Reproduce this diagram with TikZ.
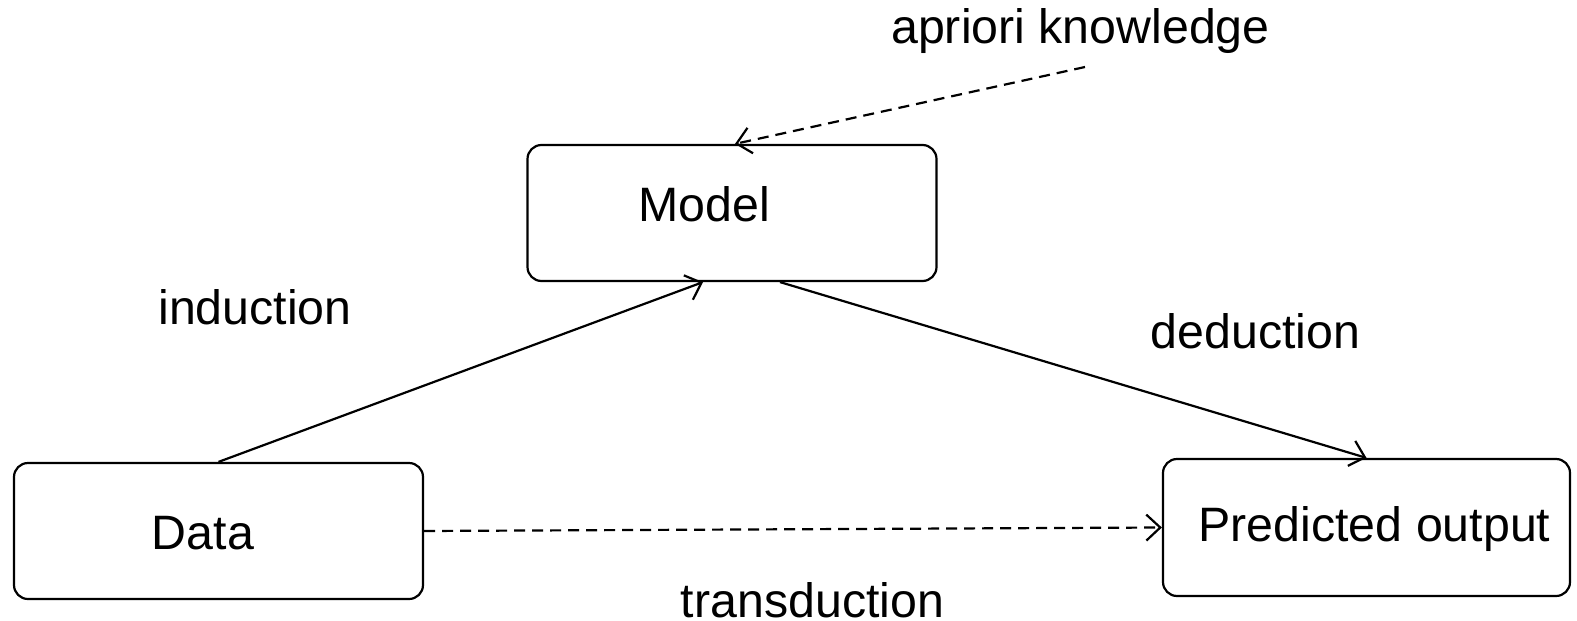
\documentclass[tikz,border=0pt]{standalone}
\usepackage{fontspec}
\setmainfont{Liberation Sans}
\usetikzlibrary{arrows.meta}
\tikzset{
  box/.style={draw, line width=2.2pt, rounded corners=14pt, inner sep=0pt, minimum width=409pt, minimum height=136pt},
  txt/.style={inner sep=0pt, anchor=base, font=\fontsize{48.3}{58}\selectfont},
  conn/.style={line width=2.2pt, -{Straight Barb[length=14pt,width=26pt,line width=2.2pt]}},
  dconn/.style={conn, dash pattern=on 11pt off 7pt}
}
\begin{document}
\begin{tikzpicture}[x=1pt,y=-1pt]
\useasboundingbox (0,0) rectangle (1577,621);
\node[box] (model) at (732,213) {};
\node[box] (data) at (218.5,531) {};
\node[box, minimum width=407pt, minimum height=137pt] (pred) at (1366.5,527.5) {};
\node[txt] (tmodel) at (704,221) {Model};
\node[txt] (tdata) at (203,549) {Data};
\node[txt] (tpred) at (1374.5,541) {Predicted output};
\node[txt] (apriori) at (1080.5,43) {apriori knowledge};
\node[txt] (induction) at (255,324) {induction};
\node[txt] (deduction) at (1255.5,348) {deduction};
\node[txt] (transduction) at (812.5,617) {transduction};
\coordinate (astart) at (1085,67);
\draw[conn] (data.north) -- ([xshift=-29pt]model.south);
\draw[conn] ([xshift=48pt]model.south) -- (pred.north);
\draw[dconn] (astart) -- ([xshift=3pt]model.north);
\draw[dconn] (data.east) -- (pred.west);
\end{tikzpicture}
\end{document}
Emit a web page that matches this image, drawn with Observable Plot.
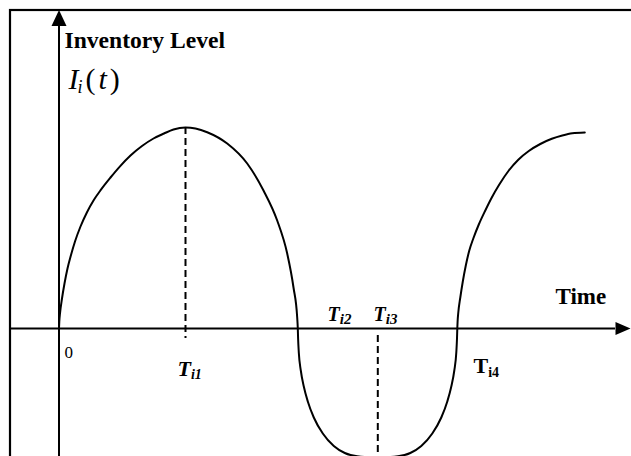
<!DOCTYPE html>
<html><head><meta charset="utf-8">
<script src="https://cdn.jsdelivr.net/npm/d3@7"></script>
<script src="https://cdn.jsdelivr.net/npm/@observablehq/plot@0.6"></script>
<style>html,body{margin:0;padding:0;background:#fff;} svg{display:block}</style>
</head><body><div id="chart"></div>
<script>
// Inventory level curve, sample points (time, level)
const curveT = [
  0, 0.03, 0.1, 0.3, 0.55, 0.85, 1.2, 1.6, 2.15, 2.8, 3.45, 4.2, 5.15, 6.1, 7.15, 8.3, 9.45, 10.5, 11.45, 12.65,
  13.65, 14.82, 16.82, 18.82, 20.45, 21.82, 22.82, 23.45, 23.82, 23.88,
  23.91, 23.98, 24.18, 24.48, 24.88, 25.48, 26.38, 27.48, 28.58, 29.82, 31.86,
  33.89, 35.13, 36.23, 37.33, 38.23, 38.83, 39.23, 39.53, 39.73, 39.8, 39.83,
  39.86, 39.93, 40.13, 40.38, 40.68, 41.03, 41.43, 41.98, 42.63, 43.28, 44.03, 44.98, 45.93, 46.98, 48.13, 49.28, 50.33, 51.33, 52.58];
const curveLevel = [
  0, 0.7, 1.5, 3.0, 4.5, 6.0, 7.35, 8.7, 10.2, 11.63, 12.8, 13.89, 15.1, 16.22, 17.3, 18.25, 19.0, 19.5, 19.9, 20.1,
  20.0, 19.63, 18.5, 16.5, 13.8, 10.8, 7.5, 4.1, 1.1, 0,
  -1.0, -2.4, -4.2, -5.8, -7.3, -8.9, -10.5, -11.75, -12.45, -12.78, -12.9,
  -12.78, -12.45, -11.75, -10.5, -8.9, -7.3, -5.8, -4.2, -2.4, -1.0, 0,
  0.7, 1.6, 3.1, 4.7, 6.3, 7.8, 9.0, 10.4, 11.8, 13.1, 14.4, 15.8, 16.88, 17.75, 18.45, 18.97, 19.3, 19.52, 19.6];

// dashed guide lines at T_i1 (peak) and T_i3 (trough)
const guideT = [12.65, 31.88];
const guideFrom = [20.1, -0.7];
const guideTo = [-1.0, -12.9];

// axes extent (data units)
const timeAxisStart = -4.9, timeAxisEnd = 55.65, timeArrowTip = 57.15;
const levelAxisStart = -12.8, levelAxisEnd = 30.3, levelArrowTip = 31.85;

// labels
const labelText  = ["Inventory Level", "I_i(t)", "0", "T_i1", "T_i2", "T_i3", "T_i4", "Time"];
const labelT     = [0.55, 0.95, 0.55, 11.85, 26.85, 31.45, 41.45, 49.65];
const labelLevel = [28.1, 24.0, -2.9, -4.7, 0.75, 0.75, -4.47, 2.5];

const labelStyle = {
  "Inventory Level": {size: 23.6, weight: "bold", style: "normal"},
  "I_i(t)": {size: 30, weight: "normal", style: "italic", sub: 18, shift: 4},
  "0": {size: 17, weight: "normal", style: "normal"},
  "T_i1": {size: 22, weight: "bold", style: "italic", sub: 14, shift: 3},
  "T_i2": {size: 20, weight: "bold", style: "italic", sub: 15, shift: 3},
  "T_i3": {size: 20, weight: "bold", style: "italic", sub: 15, shift: 3},
  "T_i4": {size: 22, weight: "bold", style: "normal", sub: 14, shift: 4},
  "Time": {size: 23, weight: "bold", style: "normal"}
};

const arrowUp = {draw(ctx) { ctx.moveTo(0, 0); ctx.lineTo(-7.5, 16); ctx.lineTo(7.5, 16); ctx.closePath(); }};
const arrowRight = {draw(ctx) { ctx.moveTo(0, 0); ctx.lineTo(-15, -6.5); ctx.lineTo(-15, 6.5); ctx.closePath(); }};

const curve = curveT.map((t, i) => ({t, level: curveLevel[i]}));
const guides = guideT.map((t, i) => ({t, y1: guideFrom[i], y2: guideTo[i]}));

const plot = Plot.plot({
  width: 631, height: 456,
  marginTop: 0, marginRight: 0, marginBottom: 0, marginLeft: 0,
  style: {background: "#fff", fontFamily: "Liberation Serif", color: "#000"},
  x: {domain: [-5.85, 57.25], axis: null},
  y: {domain: [-12.8, 32.8], axis: null},
  marks: [
    Plot.frame({stroke: "#000", strokeWidth: 2.2, insetLeft: 9.5, insetTop: 9.5, insetRight: -10, insetBottom: -10}),
    Plot.ruleY([0], {x1: timeAxisStart, x2: timeAxisEnd, stroke: "#000", strokeWidth: 2}),
    Plot.ruleX([0], {y1: levelAxisStart, y2: levelAxisEnd, stroke: "#000", strokeWidth: 2}),
    Plot.dot([[timeArrowTip, 0]], {x: d => d[0], y: d => d[1], symbol: arrowRight, fill: "#000", stroke: "none"}),
    Plot.dot([[0, levelArrowTip]], {x: d => d[0], y: d => d[1], symbol: arrowUp, fill: "#000", stroke: "none"}),
    Plot.ruleX(guides, {x: "t", y1: "y1", y2: "y2", stroke: "#000", strokeWidth: 2, strokeDasharray: "7,4"}),
    Plot.line(curve, {x: "t", y: "level", curve: "monotone-x", stroke: "#000", strokeWidth: 2}),
    ...labelText.map((s, i) => {
      const st = labelStyle[s];
      return Plot.text([i], {
        x: j => labelT[j], y: j => labelLevel[j], text: j => labelText[j],
        textAnchor: "start", lineAnchor: "bottom", fill: "#000",
        fontFamily: "Liberation Serif", fontSize: st.size, fontWeight: st.weight, fontStyle: st.style
      });
    })
  ]
});

// subscripts: "X_sub(rest)" -> tspans
d3.select(plot).selectAll("text").each(function() {
  const s = this.textContent;
  const k = s.indexOf("_");
  if (k < 0) return;
  const st = labelStyle[s];
  const m = s.slice(k + 1).match(/^([a-z0-9]+)(.*)$/);
  const el = d3.select(this);
  el.text(null);
  el.append("tspan").text(s.slice(0, k));
  el.append("tspan").attr("font-size", st.sub).attr("dy", st.shift).attr("dx", s.startsWith("I") ? -1 : 0).text(m[1]);
  const rest = m[2];
  let first = true;
  for (const ch of rest) {
    const t = el.append("tspan").text(ch).attr("dx", 3);
    if (first) { t.attr("dy", -st.shift); first = false; }
    t.attr("font-style", /[a-z]/i.test(ch) ? "italic" : "normal");
  }
});

document.getElementById("chart").appendChild(plot);
</script>
</body></html>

------------------------------------

In the entries above, find the line that contains "Emit a web page" and the line that contains "0.75, -4.47, 2.5];". Reproduce exactly those two lines and every line between them, but not the pictures.

Emit a web page that matches this image, drawn with Observable Plot.
<!DOCTYPE html>
<html><head><meta charset="utf-8">
<script src="https://cdn.jsdelivr.net/npm/d3@7"></script>
<script src="https://cdn.jsdelivr.net/npm/@observablehq/plot@0.6"></script>
<style>html,body{margin:0;padding:0;background:#fff;} svg{display:block}</style>
</head><body><div id="chart"></div>
<script>
// Inventory level curve, sample points (time, level)
const curveT = [
  0, 0.03, 0.1, 0.3, 0.55, 0.85, 1.2, 1.6, 2.15, 2.8, 3.45, 4.2, 5.15, 6.1, 7.15, 8.3, 9.45, 10.5, 11.45, 12.65,
  13.65, 14.82, 16.82, 18.82, 20.45, 21.82, 22.82, 23.45, 23.82, 23.88,
  23.91, 23.98, 24.18, 24.48, 24.88, 25.48, 26.38, 27.48, 28.58, 29.82, 31.86,
  33.89, 35.13, 36.23, 37.33, 38.23, 38.83, 39.23, 39.53, 39.73, 39.8, 39.83,
  39.86, 39.93, 40.13, 40.38, 40.68, 41.03, 41.43, 41.98, 42.63, 43.28, 44.03, 44.98, 45.93, 46.98, 48.13, 49.28, 50.33, 51.33, 52.58];
const curveLevel = [
  0, 0.7, 1.5, 3.0, 4.5, 6.0, 7.35, 8.7, 10.2, 11.63, 12.8, 13.89, 15.1, 16.22, 17.3, 18.25, 19.0, 19.5, 19.9, 20.1,
  20.0, 19.63, 18.5, 16.5, 13.8, 10.8, 7.5, 4.1, 1.1, 0,
  -1.0, -2.4, -4.2, -5.8, -7.3, -8.9, -10.5, -11.75, -12.45, -12.78, -12.9,
  -12.78, -12.45, -11.75, -10.5, -8.9, -7.3, -5.8, -4.2, -2.4, -1.0, 0,
  0.7, 1.6, 3.1, 4.7, 6.3, 7.8, 9.0, 10.4, 11.8, 13.1, 14.4, 15.8, 16.88, 17.75, 18.45, 18.97, 19.3, 19.52, 19.6];

// dashed guide lines at T_i1 (peak) and T_i3 (trough)
const guideT = [12.65, 31.88];
const guideFrom = [20.1, -0.7];
const guideTo = [-1.0, -12.9];

// axes extent (data units)
const timeAxisStart = -4.9, timeAxisEnd = 55.65, timeArrowTip = 57.15;
const levelAxisStart = -12.8, levelAxisEnd = 30.3, levelArrowTip = 31.85;

// labels
const labelText  = ["Inventory Level", "I_i(t)", "0", "T_i1", "T_i2", "T_i3", "T_i4", "Time"];
const labelT     = [0.55, 0.95, 0.55, 11.85, 26.85, 31.45, 41.45, 49.65];
const labelLevel = [28.1, 24.0, -2.9, -4.7, 0.75, 0.75, -4.47, 2.5];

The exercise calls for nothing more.